**TASK INSTRUCTIONS:**
Skip every image and restate the data word for word.

**RECORDED DATA:**
--- BEGIN ---

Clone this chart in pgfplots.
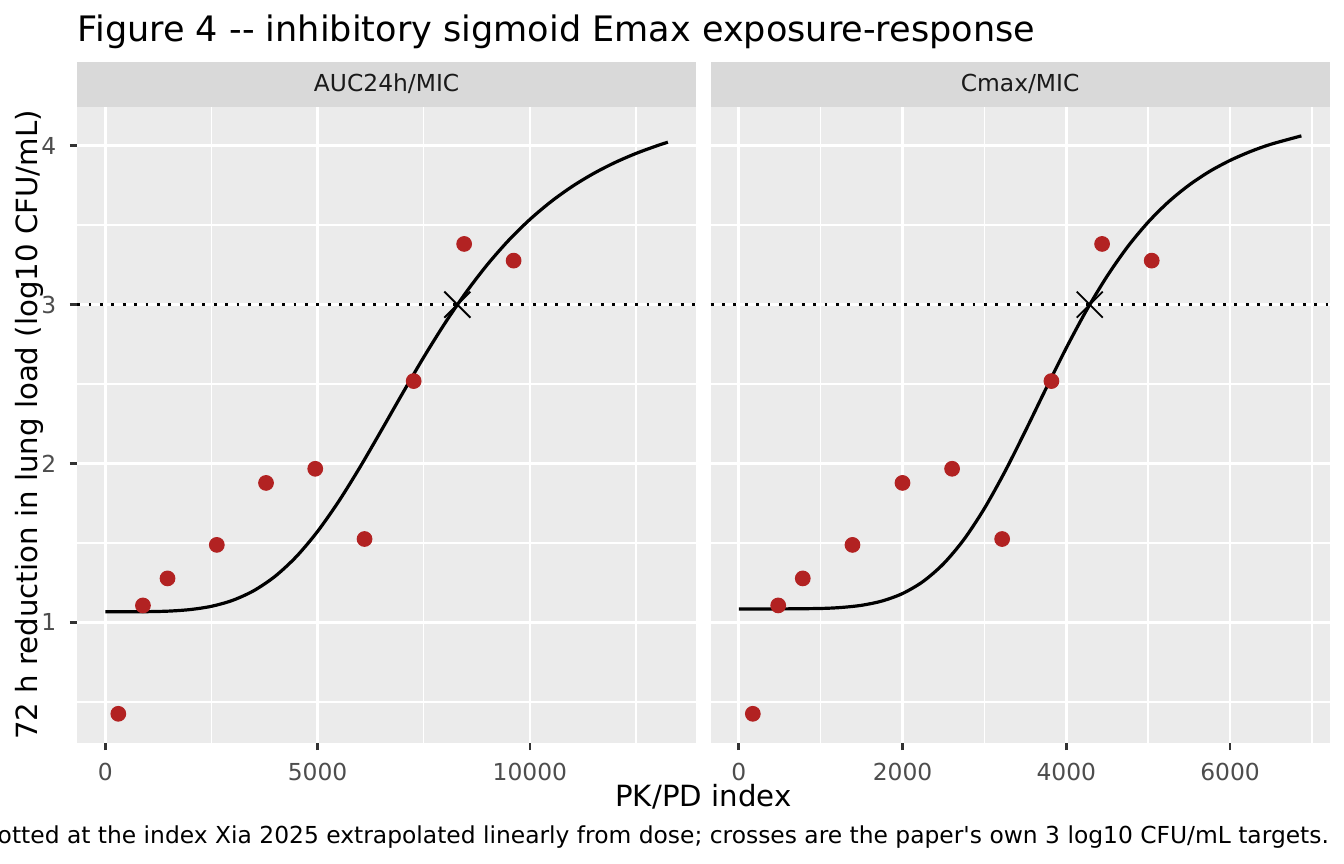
\documentclass[border=0pt]{standalone}
\usepackage{fontspec}
\setmainfont{DejaVu Sans}
\newfontfamily\ggf{DejaVu Sans}
\usepackage{pgfplots}
\pgfplotsset{compat=1.18}
\definecolor{gray92}{HTML}{EBEBEB}
\definecolor{gray85}{HTML}{D9D9D9}
\definecolor{gray30}{HTML}{4D4D4D}
\definecolor{gray20}{HTML}{333333}
\definecolor{gray10}{HTML}{1A1A1A}
\definecolor{firebrick}{HTML}{B22222}

\pgfplotstableread{
x y
306 0.425
886 1.107
1465 1.277
2626 1.488
3785 1.878
4944 1.967
6105 1.525
7262 2.519
8451 3.382
9616 3.277
}\ptsA
\pgfplotstableread{
x y
171 0.425
481 1.107
781 1.277
1388 1.488
1999 1.878
2605 1.967
3216 1.525
3818 2.519
4437 3.382
5043 3.277
}\ptsB
\pgfplotstableread{
x y
0 1.0670
500 1.0670
1000 1.0678
1500 1.0713
2000 1.0810
2500 1.1016
3000 1.1392
3500 1.2003
4000 1.2907
4500 1.4146
5000 1.5733
5500 1.7634
6000 1.9782
6500 2.2081
7000 2.4418
7500 2.6697
8000 2.8836
8500 3.0788
9000 3.2529
9500 3.4050
10000 3.5364
10500 3.6489
11000 3.7446
11500 3.8255
12000 3.8940
12500 3.9518
13000 4.0007
13249 4.0223
}\fitA
\pgfplotstableread{
x y
0 1.0850
500 1.0851
1000 1.0879
1250 1.0941
1500 1.1079
1750 1.1349
2000 1.1820
2250 1.2576
2500 1.3693
2750 1.5224
3000 1.7179
3250 1.9493
3500 2.2050
3750 2.4697
4000 2.7278
4250 2.9677
4500 3.1807
4750 3.3647
5000 3.5195
5250 3.6477
5500 3.7527
5750 3.8384
6000 3.9076
6250 3.9638
6500 4.0096
6871 4.0621
}\fitB

\pgfplotsset{
  ggpanel/.style={
    scale only axis,
    width=232.05bp, height=238.39bp,
    anchor=south west,
    ymin=0.2431, ymax=4.2440,
    axis background/.style={fill=gray92},
    axis line style={draw=none},
    grid=both,
    major grid style={white, line width=1.07bp},
    minor grid style={white, line width=0.53bp},
    minor tick length=0pt,
    major tick length=2.74bp,
    tick align=outside,
    xtick pos=bottom, ytick pos=left,
    major tick style={gray20, line width=1.07bp},
    ytick={1,2,3,4},
    minor ytick={0.5,1.5,2.5,3.5},
    scaled x ticks=false, scaled y ticks=false,
    /pgf/number format/assume math mode=true,
    every tick label/.append style={font=\ggf\fontsize{8.8}{10}\selectfont, text=gray30, inner sep=0pt},
    xticklabel style={anchor=base, yshift=-11.36bp},
    yticklabel style={anchor=east, xshift=-4.95bp},
  }
}

\begin{document}
\begin{tikzpicture}
\useasboundingbox (0,0) rectangle (504bp,324bp);
\fill[white] (0,0) rectangle (504bp,324bp);

% left panel
\begin{axis}[ggpanel, at={(28.95bp,45.4875bp)},
  xmin=-662.45, xmax=13911.45,
  xtick={0,5000,10000}, xticklabels={0,5000,10000},
  minor xtick={2500,7500,12500},
  yticklabels={1,2,3,4}]
\addplot[black, line width=1.2bp, smooth] table[x=x,y=y] {\fitA};
\addplot[only marks, mark=*, mark size=2.75bp, color=firebrick, mark options={draw=none, fill=firebrick}] table[x=x,y=y] {\ptsA};
\addplot[black, line width=1.07bp, dash pattern=on 1.07bp off 3.2bp] coordinates {(-662.45,3) (13911.45,3)};
\addplot[only marks, mark=x, mark size=6.9bp, color=black, mark options={line width=0.7bp}] coordinates {(8291,3)};
\end{axis}

% right panel
\begin{axis}[ggpanel, at={(266.5125bp,45.4875bp)},
  xmin=-343.55, xmax=7214.55,
  xtick={0,2000,4000,6000}, xticklabels={0,2000,4000,6000},
  minor xtick={1000,3000,5000,7000},
  yticklabels={}, ytick style={draw=none}]
\addplot[black, line width=1.2bp, smooth] table[x=x,y=y] {\fitB};
\addplot[only marks, mark=*, mark size=2.75bp, color=firebrick, mark options={draw=none, fill=firebrick}] table[x=x,y=y] {\ptsB};
\addplot[black, line width=1.07bp, dash pattern=on 1.07bp off 3.2bp] coordinates {(-343.55,3) (7214.55,3)};
\addplot[only marks, mark=x, mark size=6.9bp, color=black, mark options={line width=0.7bp}] coordinates {(4286,3)};
\end{axis}

% strips
\fill[gray85] (28.95bp,283.875bp) rectangle (261.0bp,300.64bp);
\fill[gray85] (266.5125bp,283.875bp) rectangle (498.5625bp,300.64bp);
\node[anchor=base, inner sep=0pt, text=gray10, font=\ggf\fontsize{8.8}{10}\selectfont] at (144.98bp,289.5bp) {AUC24h/MIC};
\node[anchor=base, inner sep=0pt, text=gray10, font=\ggf\fontsize{8.8}{10}\selectfont] at (382.54bp,289.5bp) {Cmax/MIC};

% title
\node[anchor=base west, inner sep=0pt, font=\ggf\fontsize{13.2}{15}\selectfont] at (28.95bp,308.6bp) {Figure 4 -- inhibitory sigmoid Emax exposure-response};

% axis titles
\node[anchor=base, inner sep=0pt, font=\ggf\fontsize{11}{13}\selectfont] at (263.76bp,21.4bp) {PK/PD index};
\node[anchor=base, rotate=90, inner sep=0pt, font=\ggf\fontsize{11}{13}\selectfont] at (13.9bp,164.6bp) {72 h reduction in lung load (log10 CFU/mL)};

% caption
\node[anchor=base east, inner sep=0pt, font=\ggf\fontsize{8.8}{10}\selectfont] at (498.56bp,7.69bp) {Points are plotted at the index Xia 2025 extrapolated linearly from dose; crosses are the paper's own 3 log10 CFU/mL targets.};
\end{tikzpicture}
\end{document}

--- END ---

**WRITTEN RESPONSE:**
Clone this chart in pgfplots.
\documentclass[border=0pt]{standalone}
\usepackage{fontspec}
\setmainfont{DejaVu Sans}
\newfontfamily\ggf{DejaVu Sans}
\usepackage{pgfplots}
\pgfplotsset{compat=1.18}
\definecolor{gray92}{HTML}{EBEBEB}
\definecolor{gray85}{HTML}{D9D9D9}
\definecolor{gray30}{HTML}{4D4D4D}
\definecolor{gray20}{HTML}{333333}
\definecolor{gray10}{HTML}{1A1A1A}
\definecolor{firebrick}{HTML}{B22222}

\pgfplotstableread{
x y
306 0.425
886 1.107
1465 1.277
2626 1.488
3785 1.878
4944 1.967
6105 1.525
7262 2.519
8451 3.382
9616 3.277
}\ptsA
\pgfplotstableread{
x y
171 0.425
481 1.107
781 1.277
1388 1.488
1999 1.878
2605 1.967
3216 1.525
3818 2.519
4437 3.382
5043 3.277
}\ptsB
\pgfplotstableread{
x y
0 1.0670
500 1.0670
1000 1.0678
1500 1.0713
2000 1.0810
2500 1.1016
3000 1.1392
3500 1.2003
4000 1.2907
4500 1.4146
5000 1.5733
5500 1.7634
6000 1.9782
6500 2.2081
7000 2.4418
7500 2.6697
8000 2.8836
8500 3.0788
9000 3.2529
9500 3.4050
10000 3.5364
10500 3.6489
11000 3.7446
11500 3.8255
12000 3.8940
12500 3.9518
13000 4.0007
13249 4.0223
}\fitA
\pgfplotstableread{
x y
0 1.0850
500 1.0851
1000 1.0879
1250 1.0941
1500 1.1079
1750 1.1349
2000 1.1820
2250 1.2576
2500 1.3693
2750 1.5224
3000 1.7179
3250 1.9493
3500 2.2050
3750 2.4697
4000 2.7278
4250 2.9677
4500 3.1807
4750 3.3647
5000 3.5195
5250 3.6477
5500 3.7527
5750 3.8384
6000 3.9076
6250 3.9638
6500 4.0096
6871 4.0621
}\fitB

\pgfplotsset{
  ggpanel/.style={
    scale only axis,
    width=232.05bp, height=238.39bp,
    anchor=south west,
    ymin=0.2431, ymax=4.2440,
    axis background/.style={fill=gray92},
    axis line style={draw=none},
    grid=both,
    major grid style={white, line width=1.07bp},
    minor grid style={white, line width=0.53bp},
    minor tick length=0pt,
    major tick length=2.74bp,
    tick align=outside,
    xtick pos=bottom, ytick pos=left,
    major tick style={gray20, line width=1.07bp},
    ytick={1,2,3,4},
    minor ytick={0.5,1.5,2.5,3.5},
    scaled x ticks=false, scaled y ticks=false,
    /pgf/number format/assume math mode=true,
    every tick label/.append style={font=\ggf\fontsize{8.8}{10}\selectfont, text=gray30, inner sep=0pt},
    xticklabel style={anchor=base, yshift=-11.36bp},
    yticklabel style={anchor=east, xshift=-4.95bp},
  }
}

\begin{document}
\begin{tikzpicture}
\useasboundingbox (0,0) rectangle (504bp,324bp);
\fill[white] (0,0) rectangle (504bp,324bp);

% left panel
\begin{axis}[ggpanel, at={(28.95bp,45.4875bp)},
  xmin=-662.45, xmax=13911.45,
  xtick={0,5000,10000}, xticklabels={0,5000,10000},
  minor xtick={2500,7500,12500},
  yticklabels={1,2,3,4}]
\addplot[black, line width=1.2bp, smooth] table[x=x,y=y] {\fitA};
\addplot[only marks, mark=*, mark size=2.75bp, color=firebrick, mark options={draw=none, fill=firebrick}] table[x=x,y=y] {\ptsA};
\addplot[black, line width=1.07bp, dash pattern=on 1.07bp off 3.2bp] coordinates {(-662.45,3) (13911.45,3)};
\addplot[only marks, mark=x, mark size=6.9bp, color=black, mark options={line width=0.7bp}] coordinates {(8291,3)};
\end{axis}

% right panel
\begin{axis}[ggpanel, at={(266.5125bp,45.4875bp)},
  xmin=-343.55, xmax=7214.55,
  xtick={0,2000,4000,6000}, xticklabels={0,2000,4000,6000},
  minor xtick={1000,3000,5000,7000},
  yticklabels={}, ytick style={draw=none}]
\addplot[black, line width=1.2bp, smooth] table[x=x,y=y] {\fitB};
\addplot[only marks, mark=*, mark size=2.75bp, color=firebrick, mark options={draw=none, fill=firebrick}] table[x=x,y=y] {\ptsB};
\addplot[black, line width=1.07bp, dash pattern=on 1.07bp off 3.2bp] coordinates {(-343.55,3) (7214.55,3)};
\addplot[only marks, mark=x, mark size=6.9bp, color=black, mark options={line width=0.7bp}] coordinates {(4286,3)};
\end{axis}

% strips
\fill[gray85] (28.95bp,283.875bp) rectangle (261.0bp,300.64bp);
\fill[gray85] (266.5125bp,283.875bp) rectangle (498.5625bp,300.64bp);
\node[anchor=base, inner sep=0pt, text=gray10, font=\ggf\fontsize{8.8}{10}\selectfont] at (144.98bp,289.5bp) {AUC24h/MIC};
\node[anchor=base, inner sep=0pt, text=gray10, font=\ggf\fontsize{8.8}{10}\selectfont] at (382.54bp,289.5bp) {Cmax/MIC};

% title
\node[anchor=base west, inner sep=0pt, font=\ggf\fontsize{13.2}{15}\selectfont] at (28.95bp,308.6bp) {Figure 4 -- inhibitory sigmoid Emax exposure-response};

% axis titles
\node[anchor=base, inner sep=0pt, font=\ggf\fontsize{11}{13}\selectfont] at (263.76bp,21.4bp) {PK/PD index};
\node[anchor=base, rotate=90, inner sep=0pt, font=\ggf\fontsize{11}{13}\selectfont] at (13.9bp,164.6bp) {72 h reduction in lung load (log10 CFU/mL)};

% caption
\node[anchor=base east, inner sep=0pt, font=\ggf\fontsize{8.8}{10}\selectfont] at (498.56bp,7.69bp) {Points are plotted at the index Xia 2025 extrapolated linearly from dose; crosses are the paper's own 3 log10 CFU/mL targets.};
\end{tikzpicture}
\end{document}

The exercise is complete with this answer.